* [MATERIAL]
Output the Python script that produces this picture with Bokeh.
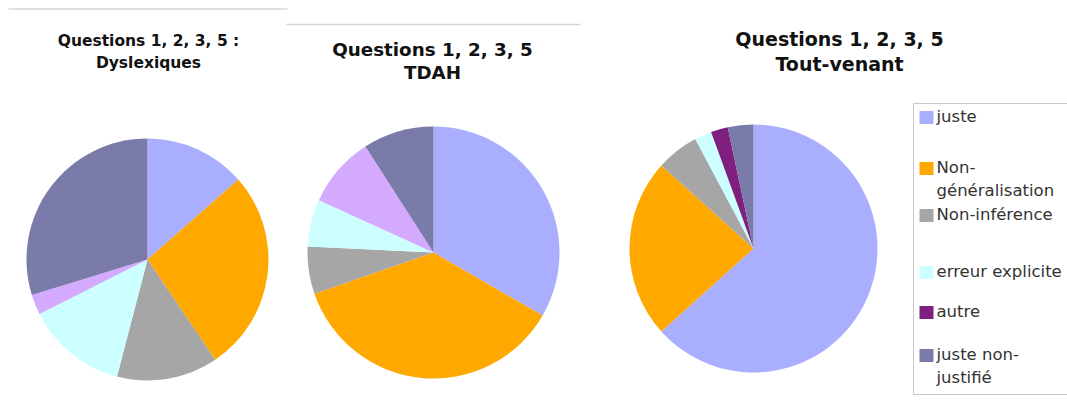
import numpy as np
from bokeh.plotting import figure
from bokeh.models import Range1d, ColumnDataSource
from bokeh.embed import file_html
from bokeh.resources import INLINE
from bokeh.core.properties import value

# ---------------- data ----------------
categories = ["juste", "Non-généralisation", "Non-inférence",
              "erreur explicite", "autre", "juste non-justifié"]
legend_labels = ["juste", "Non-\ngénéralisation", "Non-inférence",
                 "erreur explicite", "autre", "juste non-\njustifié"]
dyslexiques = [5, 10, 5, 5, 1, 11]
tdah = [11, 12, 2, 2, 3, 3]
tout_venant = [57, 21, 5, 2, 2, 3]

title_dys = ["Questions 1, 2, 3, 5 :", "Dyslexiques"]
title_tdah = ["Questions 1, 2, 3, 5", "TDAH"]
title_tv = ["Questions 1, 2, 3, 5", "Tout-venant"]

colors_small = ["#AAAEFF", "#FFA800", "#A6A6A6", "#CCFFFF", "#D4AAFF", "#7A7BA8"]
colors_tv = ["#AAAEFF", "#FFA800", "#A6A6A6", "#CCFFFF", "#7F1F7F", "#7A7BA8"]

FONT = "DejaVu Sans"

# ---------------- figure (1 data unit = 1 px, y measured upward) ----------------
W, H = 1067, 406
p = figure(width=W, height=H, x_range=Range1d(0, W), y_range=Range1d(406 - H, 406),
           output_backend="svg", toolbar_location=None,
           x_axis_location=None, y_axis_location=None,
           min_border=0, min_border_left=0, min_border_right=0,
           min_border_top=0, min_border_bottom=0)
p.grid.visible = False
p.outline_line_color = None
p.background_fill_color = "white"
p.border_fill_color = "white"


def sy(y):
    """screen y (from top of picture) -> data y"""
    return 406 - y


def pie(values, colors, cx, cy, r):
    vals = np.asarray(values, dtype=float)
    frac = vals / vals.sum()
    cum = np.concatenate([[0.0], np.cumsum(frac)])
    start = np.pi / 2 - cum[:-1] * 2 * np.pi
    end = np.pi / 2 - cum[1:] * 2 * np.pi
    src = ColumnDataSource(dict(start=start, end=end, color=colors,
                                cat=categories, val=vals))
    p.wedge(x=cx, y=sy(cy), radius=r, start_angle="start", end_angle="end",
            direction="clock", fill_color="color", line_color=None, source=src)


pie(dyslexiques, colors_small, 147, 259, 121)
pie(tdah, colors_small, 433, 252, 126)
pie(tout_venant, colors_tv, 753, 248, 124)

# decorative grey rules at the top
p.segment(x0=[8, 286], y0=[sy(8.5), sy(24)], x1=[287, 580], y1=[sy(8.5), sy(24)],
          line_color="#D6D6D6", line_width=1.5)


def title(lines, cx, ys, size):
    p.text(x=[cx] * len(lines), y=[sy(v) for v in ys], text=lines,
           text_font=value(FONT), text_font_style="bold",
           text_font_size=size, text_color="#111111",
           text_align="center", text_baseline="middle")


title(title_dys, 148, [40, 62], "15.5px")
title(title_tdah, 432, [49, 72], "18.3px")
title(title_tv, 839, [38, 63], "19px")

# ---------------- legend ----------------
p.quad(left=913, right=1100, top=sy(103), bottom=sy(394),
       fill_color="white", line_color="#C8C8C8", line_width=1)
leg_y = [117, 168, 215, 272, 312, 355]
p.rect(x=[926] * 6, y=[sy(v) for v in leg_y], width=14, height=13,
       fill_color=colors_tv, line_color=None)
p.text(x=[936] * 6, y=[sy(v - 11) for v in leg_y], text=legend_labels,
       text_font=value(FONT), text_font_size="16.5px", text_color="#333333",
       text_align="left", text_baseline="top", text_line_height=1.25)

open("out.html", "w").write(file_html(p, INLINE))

* [PROBLEM DETAILS]
Please write out all the data again word for word, but not the pictures.

* [OUTPUT OF THE EXERCISE]
Output the Python script that produces this picture with Bokeh.
import numpy as np
from bokeh.plotting import figure
from bokeh.models import Range1d, ColumnDataSource
from bokeh.embed import file_html
from bokeh.resources import INLINE
from bokeh.core.properties import value

# ---------------- data ----------------
categories = ["juste", "Non-généralisation", "Non-inférence",
              "erreur explicite", "autre", "juste non-justifié"]
legend_labels = ["juste", "Non-\ngénéralisation", "Non-inférence",
                 "erreur explicite", "autre", "juste non-\njustifié"]
dyslexiques = [5, 10, 5, 5, 1, 11]
tdah = [11, 12, 2, 2, 3, 3]
tout_venant = [57, 21, 5, 2, 2, 3]

title_dys = ["Questions 1, 2, 3, 5 :", "Dyslexiques"]
title_tdah = ["Questions 1, 2, 3, 5", "TDAH"]
title_tv = ["Questions 1, 2, 3, 5", "Tout-venant"]

colors_small = ["#AAAEFF", "#FFA800", "#A6A6A6", "#CCFFFF", "#D4AAFF", "#7A7BA8"]
colors_tv = ["#AAAEFF", "#FFA800", "#A6A6A6", "#CCFFFF", "#7F1F7F", "#7A7BA8"]

FONT = "DejaVu Sans"

# ---------------- figure (1 data unit = 1 px, y measured upward) ----------------
W, H = 1067, 406
p = figure(width=W, height=H, x_range=Range1d(0, W), y_range=Range1d(406 - H, 406),
           output_backend="svg", toolbar_location=None,
           x_axis_location=None, y_axis_location=None,
           min_border=0, min_border_left=0, min_border_right=0,
           min_border_top=0, min_border_bottom=0)
p.grid.visible = False
p.outline_line_color = None
p.background_fill_color = "white"
p.border_fill_color = "white"


def sy(y):
    """screen y (from top of picture) -> data y"""
    return 406 - y


def pie(values, colors, cx, cy, r):
    vals = np.asarray(values, dtype=float)
    frac = vals / vals.sum()
    cum = np.concatenate([[0.0], np.cumsum(frac)])
    start = np.pi / 2 - cum[:-1] * 2 * np.pi
    end = np.pi / 2 - cum[1:] * 2 * np.pi
    src = ColumnDataSource(dict(start=start, end=end, color=colors,
                                cat=categories, val=vals))
    p.wedge(x=cx, y=sy(cy), radius=r, start_angle="start", end_angle="end",
            direction="clock", fill_color="color", line_color=None, source=src)


pie(dyslexiques, colors_small, 147, 259, 121)
pie(tdah, colors_small, 433, 252, 126)
pie(tout_venant, colors_tv, 753, 248, 124)

# decorative grey rules at the top
p.segment(x0=[8, 286], y0=[sy(8.5), sy(24)], x1=[287, 580], y1=[sy(8.5), sy(24)],
          line_color="#D6D6D6", line_width=1.5)


def title(lines, cx, ys, size):
    p.text(x=[cx] * len(lines), y=[sy(v) for v in ys], text=lines,
           text_font=value(FONT), text_font_style="bold",
           text_font_size=size, text_color="#111111",
           text_align="center", text_baseline="middle")


title(title_dys, 148, [40, 62], "15.5px")
title(title_tdah, 432, [49, 72], "18.3px")
title(title_tv, 839, [38, 63], "19px")

# ---------------- legend ----------------
p.quad(left=913, right=1100, top=sy(103), bottom=sy(394),
       fill_color="white", line_color="#C8C8C8", line_width=1)
leg_y = [117, 168, 215, 272, 312, 355]
p.rect(x=[926] * 6, y=[sy(v) for v in leg_y], width=14, height=13,
       fill_color=colors_tv, line_color=None)
p.text(x=[936] * 6, y=[sy(v - 11) for v in leg_y], text=legend_labels,
       text_font=value(FONT), text_font_size="16.5px", text_color="#333333",
       text_align="left", text_baseline="top", text_line_height=1.25)

open("out.html", "w").write(file_html(p, INLINE))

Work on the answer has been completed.